» **Given exercise**
In the listing that follows, retype every line from the first through the one containing "const yTicks = [3000, 4000, 5000, 6000, 7000, 8000, 9000]". Pictures are to be left out.
┄┄┄┄┄┄┄┄┄┄
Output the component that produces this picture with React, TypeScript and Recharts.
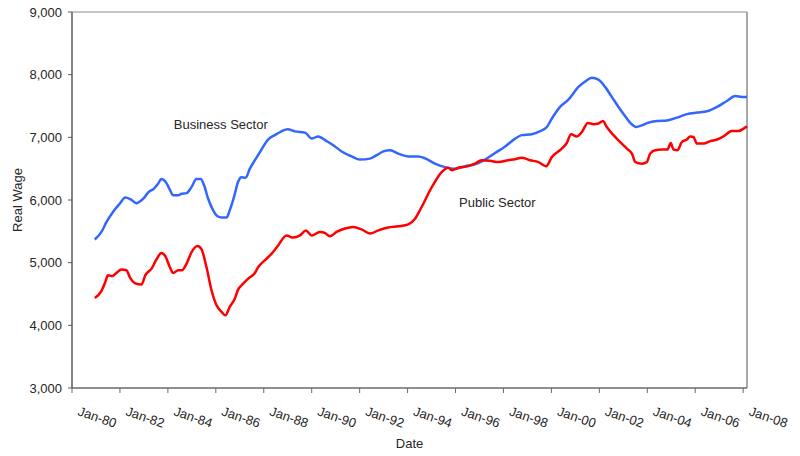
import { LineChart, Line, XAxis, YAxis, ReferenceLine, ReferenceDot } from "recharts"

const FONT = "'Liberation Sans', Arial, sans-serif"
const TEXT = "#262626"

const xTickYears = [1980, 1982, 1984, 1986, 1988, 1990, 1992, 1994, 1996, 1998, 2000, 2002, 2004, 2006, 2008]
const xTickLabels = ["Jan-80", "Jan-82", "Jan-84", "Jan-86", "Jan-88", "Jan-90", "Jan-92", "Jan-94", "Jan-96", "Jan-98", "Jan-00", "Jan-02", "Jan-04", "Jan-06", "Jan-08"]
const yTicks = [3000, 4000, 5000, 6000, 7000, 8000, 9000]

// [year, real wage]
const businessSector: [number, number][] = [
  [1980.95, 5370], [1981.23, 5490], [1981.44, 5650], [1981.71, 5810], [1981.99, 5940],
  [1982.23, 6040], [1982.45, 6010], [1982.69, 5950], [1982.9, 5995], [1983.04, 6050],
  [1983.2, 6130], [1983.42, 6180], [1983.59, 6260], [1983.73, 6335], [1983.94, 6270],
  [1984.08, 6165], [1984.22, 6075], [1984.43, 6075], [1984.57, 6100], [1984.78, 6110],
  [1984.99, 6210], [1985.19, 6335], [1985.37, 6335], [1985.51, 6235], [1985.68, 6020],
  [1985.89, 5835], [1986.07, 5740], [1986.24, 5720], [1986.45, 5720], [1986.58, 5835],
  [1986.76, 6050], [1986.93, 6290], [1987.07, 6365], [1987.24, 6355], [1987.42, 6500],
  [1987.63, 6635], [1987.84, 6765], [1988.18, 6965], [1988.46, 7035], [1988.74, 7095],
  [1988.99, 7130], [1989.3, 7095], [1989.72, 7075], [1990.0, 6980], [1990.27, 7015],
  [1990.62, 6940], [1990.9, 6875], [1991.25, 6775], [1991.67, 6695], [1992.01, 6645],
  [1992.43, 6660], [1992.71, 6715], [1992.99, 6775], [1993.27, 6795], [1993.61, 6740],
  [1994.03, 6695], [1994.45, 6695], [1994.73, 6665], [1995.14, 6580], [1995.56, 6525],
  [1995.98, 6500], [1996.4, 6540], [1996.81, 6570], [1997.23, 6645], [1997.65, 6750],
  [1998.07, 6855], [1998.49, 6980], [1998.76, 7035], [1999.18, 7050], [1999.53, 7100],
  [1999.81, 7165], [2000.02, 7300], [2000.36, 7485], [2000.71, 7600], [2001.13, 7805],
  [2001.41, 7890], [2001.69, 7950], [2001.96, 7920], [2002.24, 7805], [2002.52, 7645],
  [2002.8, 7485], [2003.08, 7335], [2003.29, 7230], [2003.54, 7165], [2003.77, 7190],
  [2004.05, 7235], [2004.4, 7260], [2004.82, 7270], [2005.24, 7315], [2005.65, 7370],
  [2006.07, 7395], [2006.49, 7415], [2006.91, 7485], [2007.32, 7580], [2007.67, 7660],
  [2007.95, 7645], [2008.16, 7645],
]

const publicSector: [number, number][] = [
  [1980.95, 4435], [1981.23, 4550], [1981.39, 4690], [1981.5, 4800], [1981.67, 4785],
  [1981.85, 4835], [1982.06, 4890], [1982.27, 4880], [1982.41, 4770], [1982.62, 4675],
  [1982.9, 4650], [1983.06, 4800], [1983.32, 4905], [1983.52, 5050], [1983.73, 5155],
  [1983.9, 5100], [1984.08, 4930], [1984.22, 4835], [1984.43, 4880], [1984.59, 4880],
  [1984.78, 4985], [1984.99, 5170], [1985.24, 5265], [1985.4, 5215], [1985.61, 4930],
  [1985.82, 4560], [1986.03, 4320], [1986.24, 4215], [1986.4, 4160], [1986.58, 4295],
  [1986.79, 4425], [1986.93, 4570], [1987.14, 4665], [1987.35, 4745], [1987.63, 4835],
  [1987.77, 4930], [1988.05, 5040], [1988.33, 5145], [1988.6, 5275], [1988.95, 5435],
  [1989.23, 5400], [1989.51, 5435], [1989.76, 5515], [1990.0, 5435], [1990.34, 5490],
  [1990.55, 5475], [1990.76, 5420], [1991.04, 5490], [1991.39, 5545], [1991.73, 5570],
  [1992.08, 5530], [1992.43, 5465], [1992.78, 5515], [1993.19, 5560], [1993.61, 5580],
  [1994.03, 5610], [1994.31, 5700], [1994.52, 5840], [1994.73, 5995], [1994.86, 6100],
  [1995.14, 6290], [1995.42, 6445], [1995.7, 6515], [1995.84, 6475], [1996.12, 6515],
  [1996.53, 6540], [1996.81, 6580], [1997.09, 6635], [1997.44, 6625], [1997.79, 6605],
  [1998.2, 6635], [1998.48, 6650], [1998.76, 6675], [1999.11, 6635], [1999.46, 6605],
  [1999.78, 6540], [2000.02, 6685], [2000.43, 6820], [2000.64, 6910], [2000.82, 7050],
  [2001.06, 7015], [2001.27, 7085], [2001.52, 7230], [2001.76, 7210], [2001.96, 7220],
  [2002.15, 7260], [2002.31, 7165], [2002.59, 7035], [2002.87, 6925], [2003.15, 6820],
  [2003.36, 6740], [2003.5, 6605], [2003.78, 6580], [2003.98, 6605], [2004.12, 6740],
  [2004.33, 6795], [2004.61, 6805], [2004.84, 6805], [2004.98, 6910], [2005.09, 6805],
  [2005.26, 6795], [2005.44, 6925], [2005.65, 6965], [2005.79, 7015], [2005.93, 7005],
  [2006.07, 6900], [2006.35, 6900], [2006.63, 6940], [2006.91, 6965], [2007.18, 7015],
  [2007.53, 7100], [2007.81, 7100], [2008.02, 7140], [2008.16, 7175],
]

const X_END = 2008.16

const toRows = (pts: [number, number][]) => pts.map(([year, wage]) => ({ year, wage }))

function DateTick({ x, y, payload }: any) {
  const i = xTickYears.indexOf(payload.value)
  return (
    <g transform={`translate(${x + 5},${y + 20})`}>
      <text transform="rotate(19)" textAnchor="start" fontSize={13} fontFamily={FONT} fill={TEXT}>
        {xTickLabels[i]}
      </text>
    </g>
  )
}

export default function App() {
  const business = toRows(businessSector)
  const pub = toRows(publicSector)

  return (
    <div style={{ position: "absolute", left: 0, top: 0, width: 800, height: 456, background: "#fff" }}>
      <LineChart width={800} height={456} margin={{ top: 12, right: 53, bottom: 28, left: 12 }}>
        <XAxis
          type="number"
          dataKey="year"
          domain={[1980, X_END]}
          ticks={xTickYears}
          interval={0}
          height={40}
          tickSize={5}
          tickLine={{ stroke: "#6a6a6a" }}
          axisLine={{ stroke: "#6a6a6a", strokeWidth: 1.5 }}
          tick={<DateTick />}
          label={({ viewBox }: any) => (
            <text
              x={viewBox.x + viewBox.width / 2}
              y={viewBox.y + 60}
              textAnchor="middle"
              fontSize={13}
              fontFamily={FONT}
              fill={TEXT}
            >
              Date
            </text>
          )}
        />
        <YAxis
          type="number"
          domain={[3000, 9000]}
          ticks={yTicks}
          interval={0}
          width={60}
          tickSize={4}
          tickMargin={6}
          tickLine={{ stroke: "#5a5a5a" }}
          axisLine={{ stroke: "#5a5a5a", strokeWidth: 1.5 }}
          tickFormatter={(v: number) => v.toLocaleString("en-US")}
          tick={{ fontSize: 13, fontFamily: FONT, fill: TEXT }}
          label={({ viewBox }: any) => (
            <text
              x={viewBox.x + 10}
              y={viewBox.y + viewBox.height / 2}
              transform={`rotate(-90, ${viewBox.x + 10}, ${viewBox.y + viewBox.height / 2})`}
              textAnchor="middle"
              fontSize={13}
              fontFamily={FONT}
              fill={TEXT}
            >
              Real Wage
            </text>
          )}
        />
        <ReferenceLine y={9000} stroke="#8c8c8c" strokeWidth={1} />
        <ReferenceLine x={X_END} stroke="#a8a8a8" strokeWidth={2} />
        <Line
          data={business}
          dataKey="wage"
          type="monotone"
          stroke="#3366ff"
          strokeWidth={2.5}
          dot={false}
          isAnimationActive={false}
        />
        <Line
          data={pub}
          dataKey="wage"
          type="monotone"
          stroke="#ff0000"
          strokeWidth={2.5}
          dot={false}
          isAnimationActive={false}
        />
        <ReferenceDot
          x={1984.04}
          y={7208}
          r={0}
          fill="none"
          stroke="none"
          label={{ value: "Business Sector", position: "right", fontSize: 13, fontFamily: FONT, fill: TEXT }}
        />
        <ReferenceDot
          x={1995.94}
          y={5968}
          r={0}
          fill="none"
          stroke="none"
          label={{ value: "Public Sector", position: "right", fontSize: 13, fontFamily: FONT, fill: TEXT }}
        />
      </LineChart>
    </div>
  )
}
┄┄┄┄┄┄┄┄┄┄
» **Correct output**
Output the component that produces this picture with React, TypeScript and Recharts.
import { LineChart, Line, XAxis, YAxis, ReferenceLine, ReferenceDot } from "recharts"

const FONT = "'Liberation Sans', Arial, sans-serif"
const TEXT = "#262626"

const xTickYears = [1980, 1982, 1984, 1986, 1988, 1990, 1992, 1994, 1996, 1998, 2000, 2002, 2004, 2006, 2008]
const xTickLabels = ["Jan-80", "Jan-82", "Jan-84", "Jan-86", "Jan-88", "Jan-90", "Jan-92", "Jan-94", "Jan-96", "Jan-98", "Jan-00", "Jan-02", "Jan-04", "Jan-06", "Jan-08"]
const yTicks = [3000, 4000, 5000, 6000, 7000, 8000, 9000]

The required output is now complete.